Updated on September 25, 2015

What To Do When You Get That Call


Hello Dearest One

I remember where I was when I received my first "Hello Dearest One" letter. It was actually faxed to me before the internet had taken off and become such a convenient method of communicating. The letter arrived by fax at my office ten years ago and I will never forget what that felt like to hold a letter that said that a long lost relative had died and I was going to be rich. My desire to believe that letter was complicated; I had just returned from a trip to West Africa and there were enough details in the letter to make me believe that perhaps someone with whom I had connected had "adopted" me and was now graciously including me in his vast inheritance, and I had come from a family in which there was the possibility of a large inheritance (prior to it being stolen by a family member). And so with my background and slim glimmers of hope, I read and re-read that letter. Could it be true? Could it be possible that I was now as rich as the letter said I was? And finally on the 5th reading, I began to notice the obvious flaws in my dream...HELLO DEAREST ONE...

I'm in Amsterdam, can you help me?

Those were the first words from my friend when I took the collect international call. A collect call was a big deal and an international collect call was even a bigger deal in those days. "I'm in Amsterdam and I need your help," my friend Susan(name changed to protect her) was near hysteria and my mind was racing. "What are you doing in Amsterdam and how did you get there?" I asked as I tried to calm her down. And then she said it, "Do you remember that letter I talked to you about...?" And my heart sank.

Several weeks ago Susan had called me all excited because she had just gotten a letter, delivered by US Postal mail that said CERTIFIED on the inside (but not on the outside - CLUE #1) that said she was named in an inheritance and needed to go to Germany to collect her money. And she was VERY excited. She was struggling with significant debt and was recently divorced and extremely desperate. Vulnerable and desperate, willing to jump at any straw to believe that her life had hope. And here it was a letter in her hands - she was going to be rich!

As I tried to calm her down, she started getting angry and downright belligerent accusing me of being jealous of her good fortune and without reciting the entire conversation, ended up hanging up on me. At the time, I didn't think much of it because I had been very clear with her that the letter was a scam and that under no circumstances should she act on it...and then I got the call, "I'm in Amsterdam, can you help me?

Is it possible that the Nigerian Prince letter scam

remains a powerful tool for criminals because

victims are embarrassed that they were duped,

that they wanted it to be true?

When a friends is in trouble...

I am usually the first call for help within my family and friends, even people I don't hear from for years know that if in trouble - call Kathy. And usually these are the same people who will ask for advice before getting into trouble and don't listen to the advice. But that is okay, I am all over people making their own decisions, exerting their own choices and then helping them learn from their experiences. In my own poverty eradication work, it is a process of shared learning that makes the the lessons so powerful and the learning sustainable. I recently did a TEDx that talks about this concept of being detached from the outcome that you can view on YouTube of you would like to know more.

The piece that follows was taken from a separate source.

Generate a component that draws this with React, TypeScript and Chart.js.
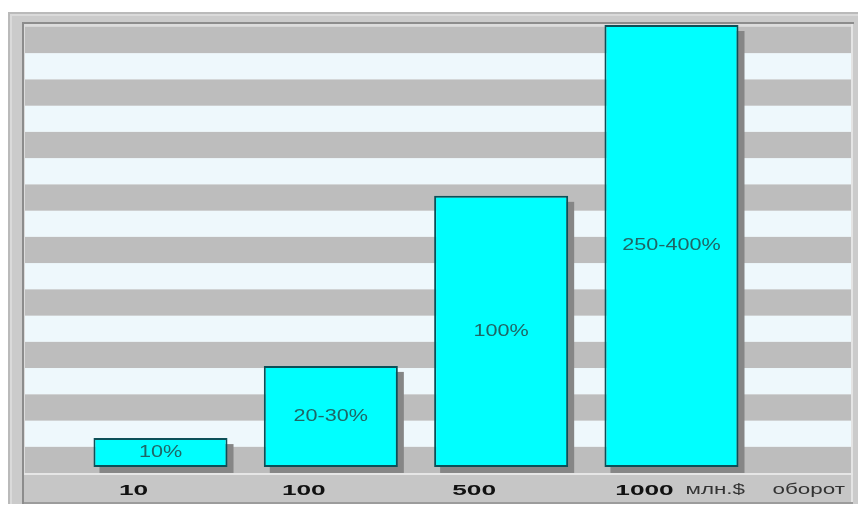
import React, { useEffect, useRef } from 'react';
import { Chart, registerables } from 'chart.js';

Chart.register(...registerables);

// ---- data ----
const TICK_LABELS = ['10', '100', '500', '1000'];
const BAR_POSITIONS = [1, 2, 3, 4];
const BAR_HEIGHTS = [1.1, 3.85, 10.33, 16.84];
const BAR_LABELS = ['10%', '20-30%', '100%', '250-400%'];
const UNIT_LABEL = 'млн.$';
const AXIS_TITLE = 'оборот';

const Y_MIN = -0.23;
const Y_MAX = 16.84;
const X_MIN = 0.2045;
const X_MAX = 5.054;
const STRIPE_COUNT = 17;

const framePlugin = {
  id: 'frame',
  beforeDraw(chart: any) {
    const { ctx, chartArea: a, width, height } = chart;
    const y = chart.scales.y;
    ctx.save();
    ctx.fillStyle = '#ffffff';
    ctx.fillRect(0, 0, width, height);
    // outer panel
    ctx.fillStyle = '#cbcbcb';
    ctx.fillRect(8, 12, width - 10, height - 16);
    ctx.fillStyle = '#bababa';
    ctx.fillRect(8, 12, width - 10, 2);
    ctx.fillRect(8, 12, 2, height - 16);
    ctx.fillStyle = '#dadada';
    ctx.fillRect(10, 14, width - 12, 2);
    ctx.fillRect(10, 14, 2, height - 18);
    // inner dark frame
    ctx.fillStyle = '#8c8c8c';
    ctx.fillRect(a.left - 3, a.top - 3, a.width + 6, 2);
    ctx.fillRect(a.left - 3, a.top - 3, 2, a.height + 34);
    // plot background
    ctx.fillStyle = '#dcdcdc';
    ctx.fillRect(a.left - 1, a.top - 1, a.width + 2, a.height + 1);
    // stripes
    for (let k = 0; k < STRIPE_COUNT; k++) {
      const bottom = y.getPixelForValue(Y_MIN + k);
      const top = y.getPixelForValue(Y_MIN + k + 1);
      ctx.fillStyle = k % 2 === 0 ? '#bdbdbd' : '#eef8fc';
      ctx.fillRect(a.left, top, a.width, bottom - top);
    }
    // right light edge
    ctx.fillStyle = '#e4e4e4';
    ctx.fillRect(a.right, a.top - 1, 2, a.height + 31);
    // axis band
    ctx.fillStyle = '#e6e6e6';
    ctx.fillRect(a.left - 1, a.bottom, a.width + 3, 2);
    ctx.fillStyle = '#c6c6c6';
    ctx.fillRect(a.left - 1, a.bottom + 2, a.width + 1, 27);
    ctx.fillStyle = '#9c9c9c';
    ctx.fillRect(a.left - 1, a.bottom + 29, a.width + 3, 2);
    ctx.restore();
  },
  beforeDatasetsDraw(chart: any) {
    const { ctx } = chart;
    const meta = chart.getDatasetMeta(0);
    ctx.save();
    ctx.fillStyle = '#868686';
    meta.data.forEach((el: any) => {
      const { x, y, base, width } = el.getProps(['x', 'y', 'base', 'width'], true);
      ctx.fillRect(x - width / 2 + 6, y + 6, width, base - y);
    });
    ctx.restore();
  },
  afterDatasetsDraw(chart: any) {
    const { ctx, chartArea: a } = chart;
    const xs = chart.scales.x;
    const meta = chart.getDatasetMeta(0);
    ctx.save();
    // labels inside bars
    ctx.font = '16px "Liberation Sans", Arial, sans-serif';
    ctx.fillStyle = '#1f6666';
    ctx.textAlign = 'center';
    ctx.textBaseline = 'middle';
    meta.data.forEach((el: any, i: number) => {
      const { x, y, base } = el.getProps(['x', 'y', 'base'], true);
      ctx.save();
      ctx.translate(x, (y + base) / 2);
      ctx.scale(1.35, 1);
      ctx.fillText(BAR_LABELS[i], 0, 0);
      ctx.restore();
    });
    // x tick labels
    ctx.font = 'bold 15px "Liberation Sans", Arial, sans-serif';
    ctx.fillStyle = '#111111';
    ctx.textBaseline = 'alphabetic';
    BAR_POSITIONS.forEach((p, i) => {
      ctx.save();
      ctx.translate(xs.getPixelForValue(p) - 27, a.bottom + 22);
      ctx.scale(1.75, 1);
      ctx.fillText(TICK_LABELS[i], 0, 0);
      ctx.restore();
    });
    // unit / axis title
    ctx.font = '14px "Liberation Sans", Arial, sans-serif';
    ctx.fillStyle = '#333333';
    ctx.textAlign = 'right';
    ctx.save();
    ctx.translate(a.right - 6, a.bottom + 21);
    ctx.scale(1.6, 1);
    ctx.fillText(AXIS_TITLE, 0, 0);
    ctx.restore();
    ctx.save();
    ctx.translate(a.right - 106, a.bottom + 21);
    ctx.scale(1.6, 1);
    ctx.fillText(UNIT_LABEL, 0, 0);
    ctx.restore();
    ctx.restore();
  },
};

export default function App() {
  const ref = useRef<HTMLCanvasElement>(null);
  useEffect(() => {
    if (!ref.current) return;
    const chart = new Chart(ref.current, {
      type: 'bar',
      data: {
        datasets: [
          {
            data: BAR_POSITIONS.map((x, i) => ({ x, y: BAR_HEIGHTS[i] })),
            backgroundColor: '#00ffff',
            borderColor: '#0c5058',
            borderWidth: 2,
            borderSkipped: false,
            categoryPercentage: 1,
            barPercentage: 0.787,
          },
        ],
      },
      options: {
        animation: false,
        responsive: false,
        devicePixelRatio: 1,
        layout: { padding: { left: 25, top: 25, right: 9, bottom: 35 } },
        plugins: { legend: { display: false }, tooltip: { enabled: false } },
        scales: {
          x: {
            type: 'linear',
            min: X_MIN,
            max: X_MAX,
            offset: false,
            display: false,
            afterBuildTicks: (s: any) => {
              s.ticks = BAR_POSITIONS.map((v) => ({ value: v }));
            },
          },
          y: { type: 'linear', min: Y_MIN, max: Y_MAX, display: false },
        },
      },
      plugins: [framePlugin],
    });
    return () => chart.destroy();
  }, []);
  return (
    <div style={{ position: 'absolute', left: 0, top: 0, width: 860, height: 508, background: '#fff' }}>
      <canvas ref={ref} width={860} height={508} style={{ display: 'block', width: 860, height: 508 }} />
    </div>
  );
}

I am the first call because anyone who knows me knows that I will act and support without judgement so we can cut through any pretenses of shame or guilt that may otherwise come from feeling judged about a decision that goes wrong. And so with this background and understanding Susan called me from Amsterdam in distress.Now I may act without judgement but that also means that I am not a care-taker, so if in the future you should decide to call me, we will work out the solution together, I will not do it for you. And despite Susan's requests for me to send her money immediately so that she could get back to the United States (she had an account number for me to wire money to for her return ticket) - it was not up to me to become a victim of this incredibly convoluted scam. We needed to figure out how to get her back to the United States period. And that meant confirming that she was in Amsterdam. (CLUE #2 - if you get a call or e-mail from a friend claiming to be in trouble in another country - confirm before acting!)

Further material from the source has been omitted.